Tüm bu soruların hepsinin yanıtı, evettir. O halde biz, neden Avrasyalaşmaktan çekinelim ve geri duralım ki? Artık, çok net olarak görmemiz gerekiyor ki, Avrasyalaşmak bizim için bir tercih değildir; tarihsel, ekonomik, siyasi, kültürel ve jeopolitik bir zorunluluktur. Bu zorunluluğumuzu yerine getirmek için, bu coğrafyadaki insanlarla gönül köprüleri kuracağız. Yardımlaşma ve dayanışma adına önemli bir görev üstleneceğiz. Türk insanının yardımseverliğini, bölgeye taşıdığımız hizmetlerle sergileyeceğiz. Avrasya birliğinin oluşması için çalışmalar yürüteceğiz. Bu doğrultuda farklı ülkelerle, toplantılar ve temaslar yürüteceğiz. Ülkelerden aldığımız olumlu katkılarla birlikte, bu coğrafyada demokrasinin ve insan haklarının gelişmesi için de faaliyetler yürüteceğiz.
Avrasya ‘da yeni bir dönem başlıyor. Türkiye ‘de bu yeni dönemde, güçlü ordusu ve demokrasisiyle birlikte, üretim ekonomisinden aldığı güç ile prangalarından kurtulmuş, komşularıyla kucaklaşarak güvenliğini sağlamış ve tam bağımsız bir şekilde, bu coğrafyada öncü bir rol üstlenmelidir. Dünyadaki güç dengelerinin değiştiği ve kutup geçişlerinin olduğu bir dönemde, bizler de Türk Milleti olarak, bu tarihi misyona ve çabaya, katkı yapmalı ve milli mücadelemize bu doğrultuda bir yön vermeliyiz.
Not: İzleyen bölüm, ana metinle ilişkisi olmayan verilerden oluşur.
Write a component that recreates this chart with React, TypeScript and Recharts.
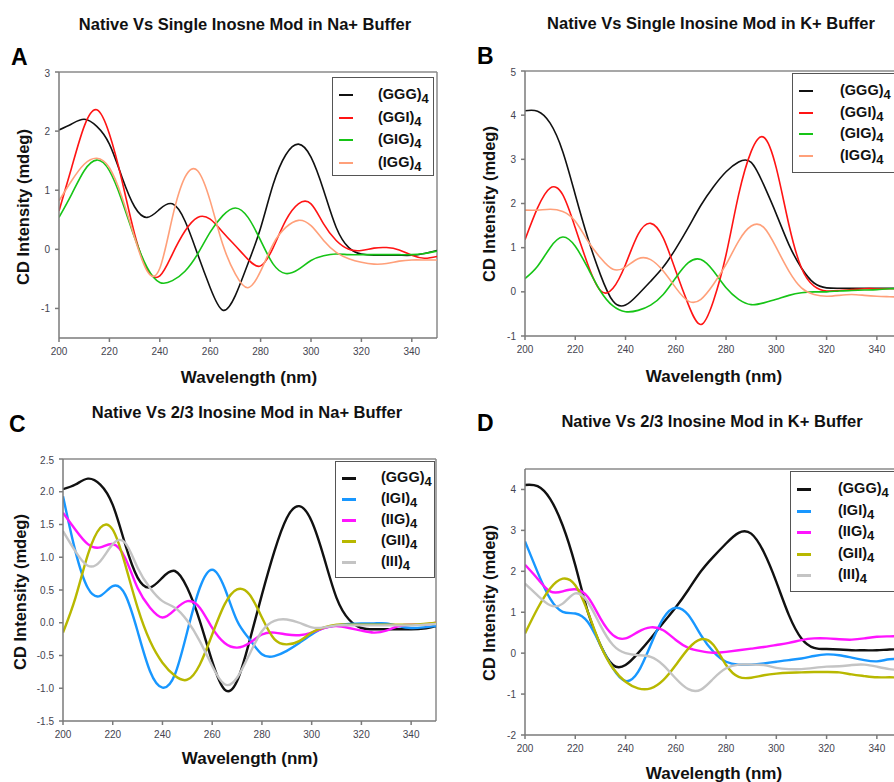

Yazımızı, tam bağımsız olma yolunda, emperyalizmin prangalarından kurtulmak için mücadele verdiğimiz, Kurtuluş Savaşı ‘mızın başlangıç noktası olan, Amasya Genelgesi ‘nin yıl dönümünü anarak, cumhuriyetimizin kurucusu Atatürk ‘ün, o meşhur sözüyle noktalayalım: Milletin bağımsızlığını, yine milletin azim ve kararı kurtaracaktır.